Once you have your 3-ounce bottles of toiletries, the rest is simple. Just fill them up well in advance; make sure they fit into your quart-size plastic bag, and also make sure that the bag will close securely while the toiletries are inside. If you have long, thick hair, you might be concerned about how many shampoos you can get out of a small bottle. The best way to find out is by doing a trial run at home, so you'll know exactly how long it takes you to get through those bottles of shampoo or conditioner.

When you pack your baggie of liquids into your carry-on, place it somewhere easily accessible so that if the security staff asks to see it, you won't have to pull out everything else in your luggage.

Using Nonliquid Toiletries

If you just can't get enough toiletries into your bag and aren't comfortable with the idea of replenishing during your trip, you can squeeze more into your carry-on by using "hard" toiletries that don't fall under the liquids rule. This includes bar shampoo, hard deodorant and dry toothpaste in powder form.

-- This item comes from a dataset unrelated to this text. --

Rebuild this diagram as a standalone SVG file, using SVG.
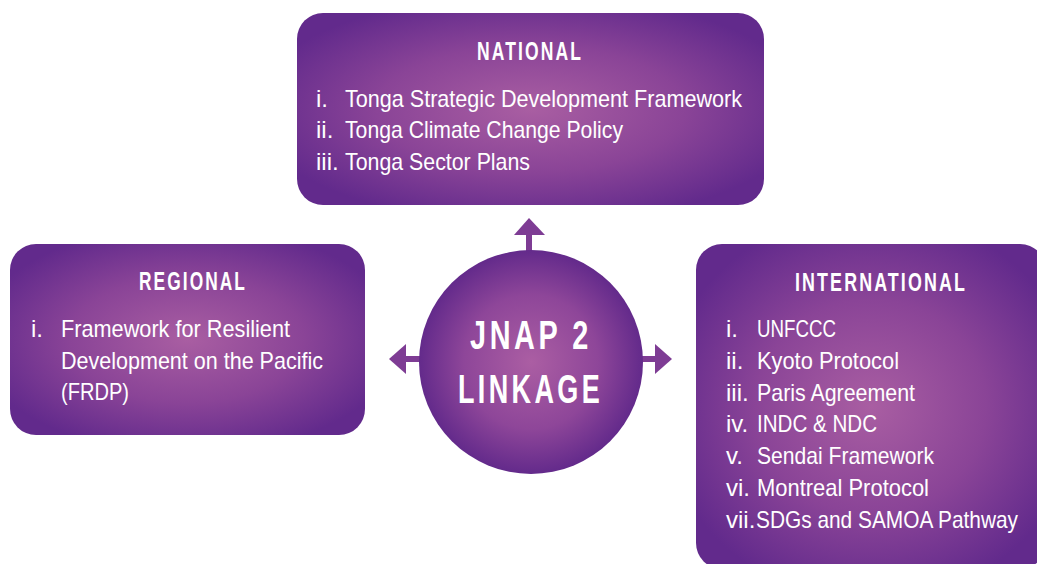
<svg xmlns="http://www.w3.org/2000/svg" width="1037" height="564" viewBox="0 0 1037 564">
<defs>
<radialGradient id="g" cx="0.5" cy="0.5" r="0.6">
<stop offset="0" stop-color="#a95ea2"/>
<stop offset="0.55" stop-color="#8a4497"/>
<stop offset="1" stop-color="#622a8c"/>
</radialGradient>
<radialGradient id="gc" cx="0.5" cy="0.5" r="0.5">
<stop offset="0" stop-color="#ab5ea3"/>
<stop offset="0.6" stop-color="#8e4699"/>
<stop offset="1" stop-color="#632a8b"/>
</radialGradient>
<style>
.hd{font-family:"Liberation Sans Narrow","Liberation Sans",Arial,sans-serif;font-weight:bold;font-size:25px;letter-spacing:3px;fill:#fff}
.tx{font-family:"Liberation Sans Narrow","Liberation Sans",Arial,sans-serif;font-size:24px;fill:#fff}
.ct{font-family:"Liberation Sans Narrow","Liberation Sans",Arial,sans-serif;font-weight:bold;font-size:40px;letter-spacing:5px;fill:#fff}
.ar{fill:#7e3c94}
</style>
</defs>
<rect width="1037" height="564" fill="#fff"/>
<g id="connectors">
<rect class="ar" x="526" y="233" width="6" height="20"/>
<polygon class="ar" points="529,218 545,235 514,235"/>
<rect class="ar" x="404" y="356" width="17" height="6"/>
<polygon class="ar" points="389,359 406,344 406,374"/>
<rect class="ar" x="640" y="356" width="17" height="6"/>
<polygon class="ar" points="672,359 655,344 655,374"/>
</g>
<g id="national">
<rect x="297" y="13" width="467" height="192" rx="26" fill="url(#g)"/>
<text class="hd" x="477" y="60" textLength="106" lengthAdjust="spacingAndGlyphs">NATIONAL</text>
<text class="tx" x="316" y="107">i.</text>
<text class="tx" x="345" y="107" textLength="397" lengthAdjust="spacingAndGlyphs">Tonga Strategic Development Framework</text>
<text class="tx" x="316" y="138">ii.</text>
<text class="tx" x="345" y="138" textLength="278" lengthAdjust="spacingAndGlyphs">Tonga Climate Change Policy</text>
<text class="tx" x="316" y="170">iii.</text>
<text class="tx" x="345" y="170" textLength="185" lengthAdjust="spacingAndGlyphs">Tonga Sector Plans</text>
</g>
<g id="regional">
<rect x="10" y="244" width="355" height="191" rx="26" fill="url(#g)"/>
<text class="hd" x="139" y="290" textLength="108" lengthAdjust="spacingAndGlyphs">REGIONAL</text>
<text class="tx" x="31" y="337">i.</text>
<text class="tx" x="61" y="337" textLength="229" lengthAdjust="spacingAndGlyphs">Framework for Resilient</text>
<text class="tx" x="61" y="369" textLength="262" lengthAdjust="spacingAndGlyphs">Development on the Pacific</text>
<text class="tx" x="61" y="400" textLength="68" lengthAdjust="spacingAndGlyphs">(FRDP)</text>
</g>
<g id="international">
<rect x="696" y="244" width="350" height="325" rx="26" fill="url(#g)"/>
<text class="hd" x="795" y="291" textLength="172" lengthAdjust="spacingAndGlyphs">INTERNATIONAL</text>
<text class="tx" x="726" y="337">i.</text>
<text class="tx" x="757" y="337" textLength="79" lengthAdjust="spacingAndGlyphs">UNFCCC</text>
<text class="tx" x="726" y="369">ii.</text>
<text class="tx" x="757" y="369" textLength="142" lengthAdjust="spacingAndGlyphs">Kyoto Protocol</text>
<text class="tx" x="726" y="401">iii.</text>
<text class="tx" x="757" y="401" textLength="158" lengthAdjust="spacingAndGlyphs">Paris Agreement</text>
<text class="tx" x="726" y="432">iv.</text>
<text class="tx" x="757" y="432" textLength="120" lengthAdjust="spacingAndGlyphs">INDC &amp; NDC</text>
<text class="tx" x="726" y="464">v.</text>
<text class="tx" x="757" y="464" textLength="177" lengthAdjust="spacingAndGlyphs">Sendai Framework</text>
<text class="tx" x="726" y="496">vi.</text>
<text class="tx" x="757" y="496" textLength="172" lengthAdjust="spacingAndGlyphs">Montreal Protocol</text>
<text class="tx" x="726" y="528">vii.</text>
<text class="tx" x="756" y="528" textLength="262" lengthAdjust="spacingAndGlyphs">SDGs and SAMOA Pathway</text>
</g>
<g id="center">
<circle cx="531" cy="362" r="112" fill="url(#gc)"/>
<text class="ct" x="470" y="349" textLength="122" lengthAdjust="spacingAndGlyphs">JNAP 2</text>
<text class="ct" x="458" y="403" textLength="145" lengthAdjust="spacingAndGlyphs">LINKAGE</text>
</g>
</svg>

Ultimately, the decision about what is and isn't allowed in carry-on luggage is up to the transportation security officer at the screening checkpoint. So if any of the items you've packed could be considered borderline, it's best to err on the side of packing them into your plastic baggie. When in doubt, consult the TSA's "What Can I Bring?" tool; restricted items that fall under the 3.4-ounce rule will be clearly marked.

An Exception for Duty-Free Liquids

There is an exception to the restriction on liquids in carry-on bags: If you've been traveling internationally and are on your way back to the United States, you can bring duty-free liquids back with you under several conditions: They must be packed in clear, tamper-proof bags by the retailer; you must have purchased them within the last 48 hours, and you must have the receipt with you.